▸ **What needs to be done**: Output the records. Match them exactly.
::: Supplied records :::
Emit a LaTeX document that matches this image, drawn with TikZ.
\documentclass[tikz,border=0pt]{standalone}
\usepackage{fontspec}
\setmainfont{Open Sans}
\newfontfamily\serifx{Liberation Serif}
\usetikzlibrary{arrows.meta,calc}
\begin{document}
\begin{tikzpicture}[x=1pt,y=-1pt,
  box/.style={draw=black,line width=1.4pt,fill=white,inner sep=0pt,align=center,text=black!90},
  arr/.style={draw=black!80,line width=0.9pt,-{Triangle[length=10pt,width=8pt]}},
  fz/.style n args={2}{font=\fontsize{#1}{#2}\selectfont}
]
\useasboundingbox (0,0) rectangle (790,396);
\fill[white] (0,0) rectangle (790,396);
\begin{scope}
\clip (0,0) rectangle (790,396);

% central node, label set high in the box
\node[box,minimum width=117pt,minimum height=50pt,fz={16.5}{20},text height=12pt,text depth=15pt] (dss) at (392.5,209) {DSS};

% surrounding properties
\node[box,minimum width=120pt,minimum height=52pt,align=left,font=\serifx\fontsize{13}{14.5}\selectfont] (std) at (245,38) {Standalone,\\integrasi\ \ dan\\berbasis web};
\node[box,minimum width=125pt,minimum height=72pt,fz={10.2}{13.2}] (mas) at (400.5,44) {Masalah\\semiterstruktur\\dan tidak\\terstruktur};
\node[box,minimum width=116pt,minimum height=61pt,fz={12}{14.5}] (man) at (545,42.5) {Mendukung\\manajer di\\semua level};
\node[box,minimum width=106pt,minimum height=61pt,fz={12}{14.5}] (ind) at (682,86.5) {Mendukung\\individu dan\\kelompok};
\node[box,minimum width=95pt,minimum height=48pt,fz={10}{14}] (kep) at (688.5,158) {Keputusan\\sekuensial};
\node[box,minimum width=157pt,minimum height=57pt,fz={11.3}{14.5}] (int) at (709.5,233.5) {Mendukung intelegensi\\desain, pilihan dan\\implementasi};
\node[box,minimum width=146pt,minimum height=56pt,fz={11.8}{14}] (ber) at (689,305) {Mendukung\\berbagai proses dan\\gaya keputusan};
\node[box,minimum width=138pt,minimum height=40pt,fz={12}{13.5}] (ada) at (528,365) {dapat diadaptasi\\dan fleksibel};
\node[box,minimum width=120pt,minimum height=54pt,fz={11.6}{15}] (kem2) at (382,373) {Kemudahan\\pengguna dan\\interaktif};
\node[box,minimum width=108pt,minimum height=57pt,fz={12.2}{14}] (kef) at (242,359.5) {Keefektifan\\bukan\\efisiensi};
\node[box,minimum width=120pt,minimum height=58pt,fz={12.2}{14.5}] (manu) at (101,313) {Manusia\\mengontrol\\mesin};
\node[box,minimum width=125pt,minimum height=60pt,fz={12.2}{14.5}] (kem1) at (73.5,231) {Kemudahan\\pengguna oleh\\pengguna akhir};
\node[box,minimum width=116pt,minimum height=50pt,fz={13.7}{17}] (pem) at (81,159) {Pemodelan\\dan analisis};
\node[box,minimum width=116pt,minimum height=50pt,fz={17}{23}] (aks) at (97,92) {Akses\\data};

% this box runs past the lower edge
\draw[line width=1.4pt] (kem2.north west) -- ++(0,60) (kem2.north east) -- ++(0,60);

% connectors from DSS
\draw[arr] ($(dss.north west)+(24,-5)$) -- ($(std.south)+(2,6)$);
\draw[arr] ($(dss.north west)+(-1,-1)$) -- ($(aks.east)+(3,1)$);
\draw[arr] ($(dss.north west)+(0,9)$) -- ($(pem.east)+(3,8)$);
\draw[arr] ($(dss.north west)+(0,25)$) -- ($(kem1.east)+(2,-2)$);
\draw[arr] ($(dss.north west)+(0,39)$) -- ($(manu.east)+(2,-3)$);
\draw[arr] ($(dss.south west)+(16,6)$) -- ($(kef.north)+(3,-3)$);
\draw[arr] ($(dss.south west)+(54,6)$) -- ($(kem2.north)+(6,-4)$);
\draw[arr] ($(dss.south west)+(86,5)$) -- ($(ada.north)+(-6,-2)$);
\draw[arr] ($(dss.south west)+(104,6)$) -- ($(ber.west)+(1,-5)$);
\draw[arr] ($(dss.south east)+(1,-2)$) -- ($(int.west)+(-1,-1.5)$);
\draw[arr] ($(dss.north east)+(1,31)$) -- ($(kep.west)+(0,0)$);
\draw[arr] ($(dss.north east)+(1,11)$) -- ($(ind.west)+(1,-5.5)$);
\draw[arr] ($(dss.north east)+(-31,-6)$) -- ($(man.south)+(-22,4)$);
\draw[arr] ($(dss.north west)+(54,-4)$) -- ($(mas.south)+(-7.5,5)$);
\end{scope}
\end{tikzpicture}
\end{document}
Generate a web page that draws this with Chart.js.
:::
▸ **Written solution**:
Emit a LaTeX document that matches this image, drawn with TikZ.
\documentclass[tikz,border=0pt]{standalone}
\usepackage{fontspec}
\setmainfont{Open Sans}
\newfontfamily\serifx{Liberation Serif}
\usetikzlibrary{arrows.meta,calc}
\begin{document}
\begin{tikzpicture}[x=1pt,y=-1pt,
  box/.style={draw=black,line width=1.4pt,fill=white,inner sep=0pt,align=center,text=black!90},
  arr/.style={draw=black!80,line width=0.9pt,-{Triangle[length=10pt,width=8pt]}},
  fz/.style n args={2}{font=\fontsize{#1}{#2}\selectfont}
]
\useasboundingbox (0,0) rectangle (790,396);
\fill[white] (0,0) rectangle (790,396);
\begin{scope}
\clip (0,0) rectangle (790,396);

% central node, label set high in the box
\node[box,minimum width=117pt,minimum height=50pt,fz={16.5}{20},text height=12pt,text depth=15pt] (dss) at (392.5,209) {DSS};

% surrounding properties
\node[box,minimum width=120pt,minimum height=52pt,align=left,font=\serifx\fontsize{13}{14.5}\selectfont] (std) at (245,38) {Standalone,\\integrasi\ \ dan\\berbasis web};
\node[box,minimum width=125pt,minimum height=72pt,fz={10.2}{13.2}] (mas) at (400.5,44) {Masalah\\semiterstruktur\\dan tidak\\terstruktur};
\node[box,minimum width=116pt,minimum height=61pt,fz={12}{14.5}] (man) at (545,42.5) {Mendukung\\manajer di\\semua level};
\node[box,minimum width=106pt,minimum height=61pt,fz={12}{14.5}] (ind) at (682,86.5) {Mendukung\\individu dan\\kelompok};
\node[box,minimum width=95pt,minimum height=48pt,fz={10}{14}] (kep) at (688.5,158) {Keputusan\\sekuensial};
\node[box,minimum width=157pt,minimum height=57pt,fz={11.3}{14.5}] (int) at (709.5,233.5) {Mendukung intelegensi\\desain, pilihan dan\\implementasi};
\node[box,minimum width=146pt,minimum height=56pt,fz={11.8}{14}] (ber) at (689,305) {Mendukung\\berbagai proses dan\\gaya keputusan};
\node[box,minimum width=138pt,minimum height=40pt,fz={12}{13.5}] (ada) at (528,365) {dapat diadaptasi\\dan fleksibel};
\node[box,minimum width=120pt,minimum height=54pt,fz={11.6}{15}] (kem2) at (382,373) {Kemudahan\\pengguna dan\\interaktif};
\node[box,minimum width=108pt,minimum height=57pt,fz={12.2}{14}] (kef) at (242,359.5) {Keefektifan\\bukan\\efisiensi};
\node[box,minimum width=120pt,minimum height=58pt,fz={12.2}{14.5}] (manu) at (101,313) {Manusia\\mengontrol\\mesin};
\node[box,minimum width=125pt,minimum height=60pt,fz={12.2}{14.5}] (kem1) at (73.5,231) {Kemudahan\\pengguna oleh\\pengguna akhir};
\node[box,minimum width=116pt,minimum height=50pt,fz={13.7}{17}] (pem) at (81,159) {Pemodelan\\dan analisis};
\node[box,minimum width=116pt,minimum height=50pt,fz={17}{23}] (aks) at (97,92) {Akses\\data};

% this box runs past the lower edge
\draw[line width=1.4pt] (kem2.north west) -- ++(0,60) (kem2.north east) -- ++(0,60);

% connectors from DSS
\draw[arr] ($(dss.north west)+(24,-5)$) -- ($(std.south)+(2,6)$);
\draw[arr] ($(dss.north west)+(-1,-1)$) -- ($(aks.east)+(3,1)$);
\draw[arr] ($(dss.north west)+(0,9)$) -- ($(pem.east)+(3,8)$);
\draw[arr] ($(dss.north west)+(0,25)$) -- ($(kem1.east)+(2,-2)$);
\draw[arr] ($(dss.north west)+(0,39)$) -- ($(manu.east)+(2,-3)$);
\draw[arr] ($(dss.south west)+(16,6)$) -- ($(kef.north)+(3,-3)$);
\draw[arr] ($(dss.south west)+(54,6)$) -- ($(kem2.north)+(6,-4)$);
\draw[arr] ($(dss.south west)+(86,5)$) -- ($(ada.north)+(-6,-2)$);
\draw[arr] ($(dss.south west)+(104,6)$) -- ($(ber.west)+(1,-5)$);
\draw[arr] ($(dss.south east)+(1,-2)$) -- ($(int.west)+(-1,-1.5)$);
\draw[arr] ($(dss.north east)+(1,31)$) -- ($(kep.west)+(0,0)$);
\draw[arr] ($(dss.north east)+(1,11)$) -- ($(ind.west)+(1,-5.5)$);
\draw[arr] ($(dss.north east)+(-31,-6)$) -- ($(man.south)+(-22,4)$);
\draw[arr] ($(dss.north west)+(54,-4)$) -- ($(mas.south)+(-7.5,5)$);
\end{scope}
\end{tikzpicture}
\end{document}
Generate a web page that draws this with Chart.js.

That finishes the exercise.